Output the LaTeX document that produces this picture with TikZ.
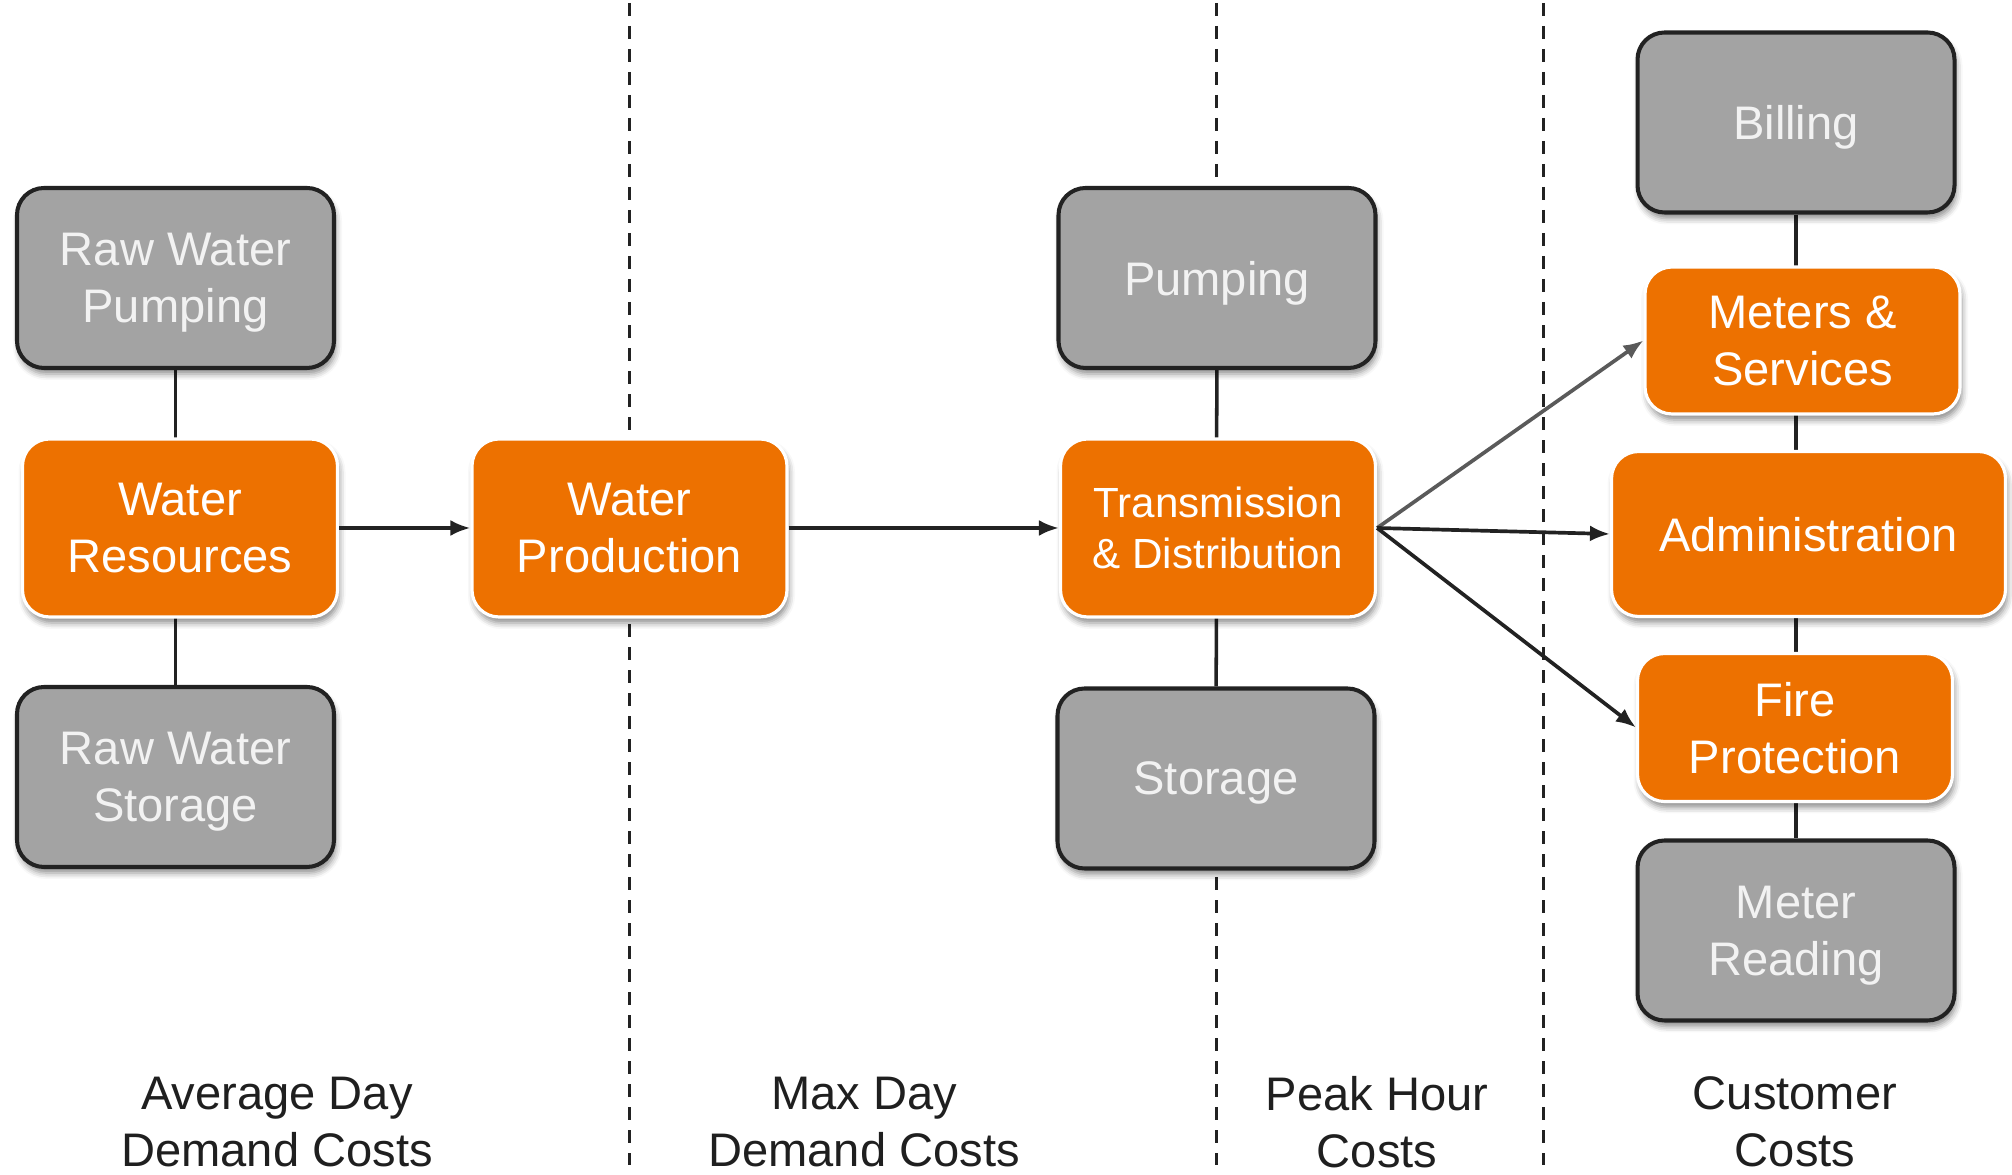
\documentclass[tikz,border=0pt]{standalone}
\usepackage{fontspec}
\setmainfont{Liberation Sans}
\usetikzlibrary{arrows.meta,positioning,backgrounds,shadows.blur}
\definecolor{boxorange}{RGB}{237,113,0}
\definecolor{boxgray}{RGB}{163,163,163}
\definecolor{boxline}{RGB}{34,34,34}
\definecolor{arrowgray}{RGB}{90,90,90}
\tikzset{
  cost/.style={rounded corners=0.27cm, align=center, inner sep=0pt, text depth=0pt,
    font=\fontsize{13.4}{16.2}\selectfont,
    blur shadow={shadow xshift=0.02cm, shadow yshift=-0.06cm, shadow blur radius=0.06cm, shadow opacity=45}},
  fixed/.style={cost, fill=boxgray, draw=boxline, line width=1.15pt, text=white!95!black,
    minimum width=3.17cm, minimum height=1.80cm},
  shared/.style={cost, fill=boxorange, draw=white, line width=0.9pt, text=white,
    minimum width=3.15cm, minimum height=1.78cm},
  link/.style={line width=1pt, draw=boxline},
  flow/.style={line width=1.05pt, draw=boxline, -{Latex[length=0.2cm,width=0.16cm]}},
  divider/.style={line width=0.85pt, draw=boxline, dash pattern=on 0.13cm off 0.10cm},
  band/.style={align=center, inner sep=0pt, text=black!88, font=\fontsize{13.4}{16.2}\selectfont}
}

\begin{document}
\begin{tikzpicture}
  \useasboundingbox (0,0) rectangle (20.12,11.75);
  \node[fixed] (rwp) at (1.755,8.97) {Raw Water\\Pumping};
  \node[shared] (wres) at (1.80,6.47) {Water\\Resources};
  \node[fixed] (rws) at (1.755,3.98) {Raw Water\\Storage};
  \node[shared] (wprod) at (6.295,6.47) {Water\\Production};
  \node[fixed] (pump) at (12.17,8.97) {Pumping};
  \node[shared, font=\fontsize{12}{14.5}\selectfont] (td) at (12.18,6.47) {Transmission\\\& Distribution};
  \node[fixed] (stor) at (12.16,3.965) {Storage};
  \node[fixed] (bill) at (17.96,10.525) {Billing};
  \node[shared, minimum height=1.47cm] (meters) at (18.025,8.345) {Meters \&\\Services};
  \node[shared, minimum width=3.94cm, minimum height=1.65cm] (admin) at (18.085,6.41) {Administration};
  \node[shared, minimum height=1.48cm] (fire) at (17.95,4.475) {Fire\\Protection};
  \node[fixed] (mread) at (17.96,2.445) {Meter\\Reading};

  \node[band, anchor=north] (avg) at (2.77,0.99) {Average Day\\Demand Costs};
  \node[band, anchor=north] (maxd) at (8.64,0.99) {Max Day\\Demand Costs};
  \node[band, anchor=north] (peak) at (13.77,0.99) {Peak Hour\\Costs};
  \node[band, anchor=north] (cust) at (17.95,0.99) {Customer\\Costs};

  \begin{pgfonlayer}{background}
    \foreach \x in {6.29,12.16,15.43}
      \draw[divider] (\x,11.72) -- (\x,0.10);
    \draw[link] (rwp) -- (rws);
    \draw[link] (pump) -- (stor);
    \draw[link] (bill) -- (mread);
  \end{pgfonlayer}

  \draw[flow] (wres) -- (wprod);
  \draw[flow] (wprod) -- (td);
  \draw[flow, draw=arrowgray] (td.east) -- (meters.west);
  \draw[flow] (td.east) -- (admin.west);
  \draw[flow] (td.east) -- (fire.west);
\end{tikzpicture}
\end{document}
******************************
What is asked. Repeat the material above verbatim. Leave the pictures behind.

Answer below.
Output the LaTeX document that produces this picture with TikZ.
\documentclass[tikz,border=0pt]{standalone}
\usepackage{fontspec}
\setmainfont{Liberation Sans}
\usetikzlibrary{arrows.meta,positioning,backgrounds,shadows.blur}
\definecolor{boxorange}{RGB}{237,113,0}
\definecolor{boxgray}{RGB}{163,163,163}
\definecolor{boxline}{RGB}{34,34,34}
\definecolor{arrowgray}{RGB}{90,90,90}
\tikzset{
  cost/.style={rounded corners=0.27cm, align=center, inner sep=0pt, text depth=0pt,
    font=\fontsize{13.4}{16.2}\selectfont,
    blur shadow={shadow xshift=0.02cm, shadow yshift=-0.06cm, shadow blur radius=0.06cm, shadow opacity=45}},
  fixed/.style={cost, fill=boxgray, draw=boxline, line width=1.15pt, text=white!95!black,
    minimum width=3.17cm, minimum height=1.80cm},
  shared/.style={cost, fill=boxorange, draw=white, line width=0.9pt, text=white,
    minimum width=3.15cm, minimum height=1.78cm},
  link/.style={line width=1pt, draw=boxline},
  flow/.style={line width=1.05pt, draw=boxline, -{Latex[length=0.2cm,width=0.16cm]}},
  divider/.style={line width=0.85pt, draw=boxline, dash pattern=on 0.13cm off 0.10cm},
  band/.style={align=center, inner sep=0pt, text=black!88, font=\fontsize{13.4}{16.2}\selectfont}
}

\begin{document}
\begin{tikzpicture}
  \useasboundingbox (0,0) rectangle (20.12,11.75);
  \node[fixed] (rwp) at (1.755,8.97) {Raw Water\\Pumping};
  \node[shared] (wres) at (1.80,6.47) {Water\\Resources};
  \node[fixed] (rws) at (1.755,3.98) {Raw Water\\Storage};
  \node[shared] (wprod) at (6.295,6.47) {Water\\Production};
  \node[fixed] (pump) at (12.17,8.97) {Pumping};
  \node[shared, font=\fontsize{12}{14.5}\selectfont] (td) at (12.18,6.47) {Transmission\\\& Distribution};
  \node[fixed] (stor) at (12.16,3.965) {Storage};
  \node[fixed] (bill) at (17.96,10.525) {Billing};
  \node[shared, minimum height=1.47cm] (meters) at (18.025,8.345) {Meters \&\\Services};
  \node[shared, minimum width=3.94cm, minimum height=1.65cm] (admin) at (18.085,6.41) {Administration};
  \node[shared, minimum height=1.48cm] (fire) at (17.95,4.475) {Fire\\Protection};
  \node[fixed] (mread) at (17.96,2.445) {Meter\\Reading};

  \node[band, anchor=north] (avg) at (2.77,0.99) {Average Day\\Demand Costs};
  \node[band, anchor=north] (maxd) at (8.64,0.99) {Max Day\\Demand Costs};
  \node[band, anchor=north] (peak) at (13.77,0.99) {Peak Hour\\Costs};
  \node[band, anchor=north] (cust) at (17.95,0.99) {Customer\\Costs};

  \begin{pgfonlayer}{background}
    \foreach \x in {6.29,12.16,15.43}
      \draw[divider] (\x,11.72) -- (\x,0.10);
    \draw[link] (rwp) -- (rws);
    \draw[link] (pump) -- (stor);
    \draw[link] (bill) -- (mread);
  \end{pgfonlayer}

  \draw[flow] (wres) -- (wprod);
  \draw[flow] (wprod) -- (td);
  \draw[flow, draw=arrowgray] (td.east) -- (meters.west);
  \draw[flow] (td.east) -- (admin.west);
  \draw[flow] (td.east) -- (fire.west);
\end{tikzpicture}
\end{document}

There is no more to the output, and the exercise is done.